Israel had long been without a king, when they entered their lo-ammi condition at Acts twenty-eight. The last thing to go at the destruction of the temple would have been their genealogical records. Since that date Israel has "waited", and must wait until a priest stands up with Urim and Thummim - in other words, until the Lord Himself returns.

The words of Hosea 6:1-2 suggest that the period covered by this "abiding" will be "two days", which in the symbolical use of the term may cover the two thousand years that may intervene before their complete restoration. As we have no certain knowledge as to when this period actually started, it is useless to attempt to compute the date of Israel's restoration, but we can read the signs of the times.

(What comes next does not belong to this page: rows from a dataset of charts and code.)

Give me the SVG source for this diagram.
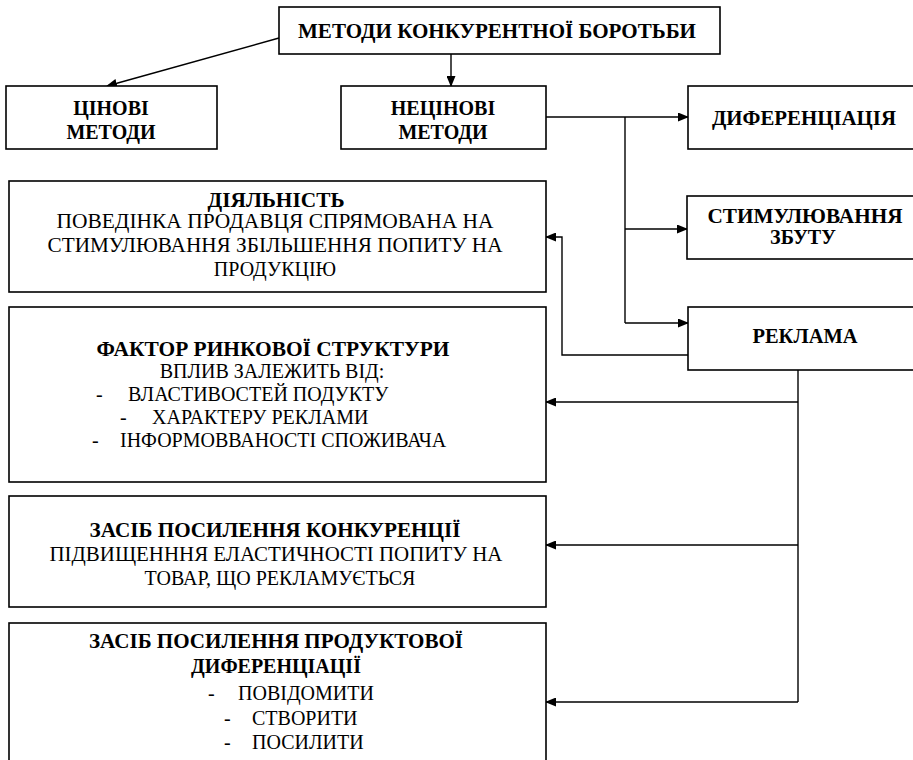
<svg xmlns="http://www.w3.org/2000/svg" width="913" height="760" viewBox="0 0 913 760">
<style>
.box{fill:#fff;stroke:#000;stroke-width:1.6}
.b{font-family:'Liberation Serif',serif;font-weight:bold;font-size:20px;fill:#000}
.r{font-family:'Liberation Serif',serif;font-size:20px;fill:#000}
.c{stroke:#000;stroke-width:1.4;fill:none}
</style>
<defs>
<marker id="ah" markerWidth="11" markerHeight="9" refX="10" refY="4.5" orient="auto" markerUnits="userSpaceOnUse">
<path d="M0,0 L11,4.5 L0,9 Z" fill="#000"/>
</marker>
</defs>
<rect width="913" height="760" fill="#fff"/>
<g id="connectors">
<line class="c" x1="279" y1="38" x2="107" y2="86" marker-end="url(#ah)"/>
<line class="c" x1="451" y1="54" x2="451" y2="86" marker-end="url(#ah)"/>
<line class="c" x1="546" y1="117" x2="688" y2="117" marker-end="url(#ah)"/>
<line class="c" x1="625" y1="117" x2="625" y2="323"/>
<line class="c" x1="625" y1="229" x2="687" y2="229" marker-end="url(#ah)"/>
<line class="c" x1="625" y1="323" x2="688" y2="323" marker-end="url(#ah)"/>
<polyline class="c" points="688,355 562,355 562,237 546,237" marker-end="url(#ah)"/>
<line class="c" x1="798" y1="370" x2="798" y2="702"/>
<line class="c" x1="798" y1="402" x2="546" y2="402" marker-end="url(#ah)"/>
<line class="c" x1="798" y1="545" x2="546" y2="545" marker-end="url(#ah)"/>
<line class="c" x1="798" y1="702" x2="546" y2="702" marker-end="url(#ah)"/>
</g>
<g id="n-top">
<rect class="box" x="279" y="7" width="441" height="47"/>
<text class="b" x="497" y="38" text-anchor="middle" textLength="398" lengthAdjust="spacingAndGlyphs">МЕТОДИ КОНКУРЕНТНОЇ БОРОТЬБИ</text>
</g>
<g id="n-price">
<rect class="box" x="6" y="86" width="211" height="63"/>
<text class="b" x="111" y="115" text-anchor="middle">ЦІНОВІ</text>
<text class="b" x="111" y="139" text-anchor="middle">МЕТОДИ</text>
</g>
<g id="n-nonprice">
<rect class="box" x="341" y="86" width="205" height="63"/>
<text class="b" x="443" y="115" text-anchor="middle">НЕЦІНОВІ</text>
<text class="b" x="443" y="139" text-anchor="middle">МЕТОДИ</text>
</g>
<g id="n-diff">
<rect class="box" x="688" y="86" width="240" height="63"/>
<text class="b" x="804" y="125" text-anchor="middle" textLength="184" lengthAdjust="spacingAndGlyphs">ДИФЕРЕНЦІАЦІЯ</text>
</g>
<g id="n-stim">
<rect class="box" x="687" y="196" width="240" height="63"/>
<text class="b" x="805" y="223" text-anchor="middle" textLength="195" lengthAdjust="spacingAndGlyphs">СТИМУЛЮВАННЯ</text>
<text class="b" x="803" y="244" text-anchor="middle">ЗБУТУ</text>
</g>
<g id="n-adv">
<rect class="box" x="688" y="307" width="240" height="63"/>
<text class="b" x="805" y="343" text-anchor="middle" textLength="105" lengthAdjust="spacingAndGlyphs">РЕКЛАМА</text>
</g>
<g id="n-activity">
<rect class="box" x="9" y="181" width="537" height="111"/>
<text class="b" x="276" y="207" text-anchor="middle" textLength="137" lengthAdjust="spacingAndGlyphs">ДІЯЛЬНІСТЬ</text>
<text class="r" x="275" y="228" text-anchor="middle" textLength="437" lengthAdjust="spacingAndGlyphs">ПОВЕДІНКА ПРОДАВЦЯ СПРЯМОВАНА НА</text>
<text class="r" x="275" y="252" text-anchor="middle" textLength="455" lengthAdjust="spacingAndGlyphs">СТИМУЛЮВАННЯ ЗБІЛЬШЕННЯ ПОПИТУ НА</text>
<text class="r" x="275" y="276" text-anchor="middle">ПРОДУКЦІЮ</text>
</g>
<g id="n-factor">
<rect class="box" x="9" y="307" width="537" height="175"/>
<text class="b" x="273" y="356" text-anchor="middle" textLength="353" lengthAdjust="spacingAndGlyphs">ФАКТОР РИНКОВОЇ СТРУКТУРИ</text>
<text class="r" x="272" y="378" text-anchor="middle">ВПЛИВ ЗАЛЕЖИТЬ ВІД:</text>
<text class="r" x="96" y="401">-</text>
<text class="r" x="128" y="401">ВЛАСТИВОСТЕЙ ПОДУКТУ</text>
<text class="r" x="120" y="424">-</text>
<text class="r" x="152" y="424">ХАРАКТЕРУ РЕКЛАМИ</text>
<text class="r" x="92" y="447">-</text>
<text class="r" x="120" y="447">ІНФОРМОВВАНОСТІ СПОЖИВАЧА</text>
</g>
<g id="n-competition">
<rect class="box" x="9" y="496" width="537" height="111"/>
<text class="b" x="275" y="537" text-anchor="middle" textLength="371" lengthAdjust="spacingAndGlyphs">ЗАСІБ ПОСИЛЕННЯ КОНКУРЕНЦІЇ</text>
<text class="r" x="276" y="561" text-anchor="middle" textLength="453" lengthAdjust="spacingAndGlyphs">ПІДВИЩЕНННЯ ЕЛАСТИЧНОСТІ ПОПИТУ НА</text>
<text class="r" x="280" y="585" text-anchor="middle">ТОВАР, ЩО РЕКЛАМУЄТЬСЯ</text>
</g>
<g id="n-product">
<rect class="box" x="9" y="623" width="537" height="150"/>
<text class="b" x="276" y="648" text-anchor="middle" textLength="374" lengthAdjust="spacingAndGlyphs">ЗАСІБ ПОСИЛЕННЯ ПРОДУКТОВОЇ</text>
<text class="b" x="276" y="673" text-anchor="middle">ДИФЕРЕНЦІАЦІЇ</text>
<text class="r" x="208" y="700">-</text>
<text class="r" x="238" y="700">ПОВІДОМИТИ</text>
<text class="r" x="224" y="725">-</text>
<text class="r" x="252" y="725">СТВОРИТИ</text>
<text class="r" x="224" y="749">-</text>
<text class="r" x="252" y="749">ПОСИЛИТИ</text>
</g>
</svg>
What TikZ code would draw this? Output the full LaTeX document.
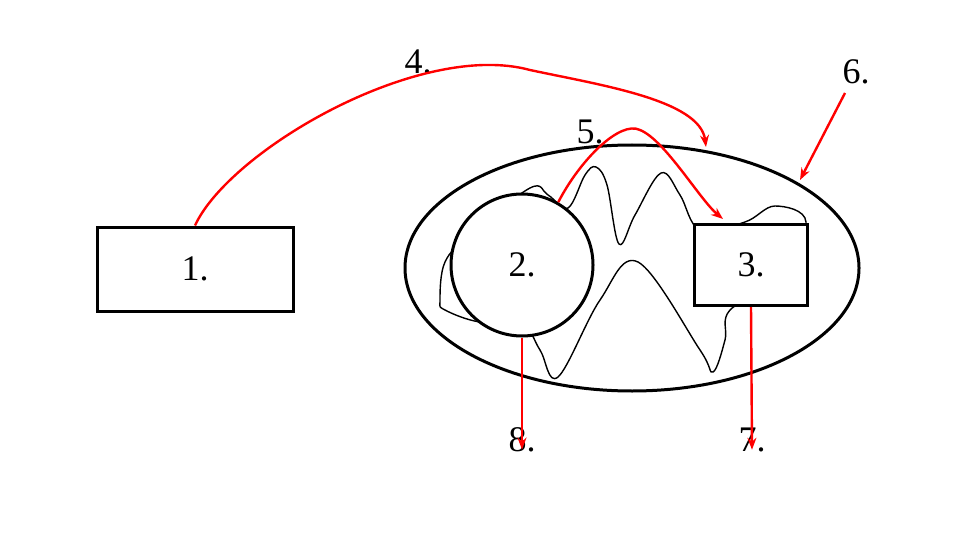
\documentclass[tikz,border=0pt]{standalone}
\usepackage{fontspec}
\setmainfont{Liberation Serif}
\usetikzlibrary{arrows.meta}
\begin{document}
\begin{tikzpicture}[x=1pt,y=-1pt,
  lbl/.style={font=\fontsize{36}{40}\selectfont, inner sep=0pt},
  thickbox/.style={draw=black, line width=3pt, fill=white},
  redarrow/.style={draw=red, line width=2.4pt, -{Stealth[length=12pt,width=9pt,inset=4pt]}}]
\useasboundingbox (0,0) rectangle (960,540);
\draw[line width=3pt] (632,268) ellipse [x radius=227, y radius=123];
\draw[line width=1.4pt] plot[smooth cycle, tension=0.6] coordinates {
 (440,300) (445,262) (470,235) (530,188) (548,195) (568,208) (585,175) (596,167)
 (607,185) (619,244) (635,215) (661,173) (680,195) (700,230) (745,222) (775,206)
 (806,222) (780,280) (730,310) (725,340) (713,372) (700,350) (638,262) (600,300)
 (558,377) (540,350) (520,320) (480,322) (445,310)};
\node[thickbox, rectangle, minimum width=196pt, minimum height=84pt, lbl] (n1) at (195,269) {1.};
\node[thickbox, circle, minimum size=142pt, lbl] (n2) at (522,265) {2.};
\node[thickbox, rectangle, minimum width=113pt, minimum height=81pt, lbl] (n3) at (751,265) {3.};
\node[lbl] (l4) at (418,62) {4.};
\node[lbl] (l5) at (590,132) {5.};
\node[lbl] (l6) at (856,72) {6.};
\node[lbl] (l7) at (752,440) {7.};
\node[lbl] (l8) at (522,440) {8.};
\coordinate (e4) at (706,147);
\coordinate (s6) at (845,93);
\coordinate (e6) at (800,180);
\coordinate (e5) at (723,219);
\draw[redarrow] (n1.north) .. controls (230,150) and (420,40) .. (530,70) .. controls (600,85) and (700,100) .. (e4);
\draw[redarrow] (n2.60) .. controls (580,160) and (620,120) .. (640,130) .. controls (665,140) and (700,200) .. (e5);
\draw[redarrow] (s6) -- (e6);
\draw[redarrow] (n2.south) -- ([yshift=-22pt]l8.north);
\draw[redarrow] (n3.south) -- ([yshift=-22pt]l7.north);
\end{tikzpicture}
\end{document}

The return of Israel, with the confession that they will make, constitutes the closing chapter of this prophecy. All is graciously reversed. Instead of being lo-ammi and lo-ruhamah the fatherless find mercy (Hos. 14:3). Their backsliding is healed, and this restored people grow as the lily, have the beauty of the olive, the odor of Lebanon, with their fruit derived alone from the Lord.

Finally, let us never forget that, not only will Israel be "not My people" during this dark period of their history, but God declared "I will not be your God".

Let those who treat the record of Acts twenty-eight with scant concern, think again what the intervening nineteen hundred years would have been like had no parenthetical dispensation come into being.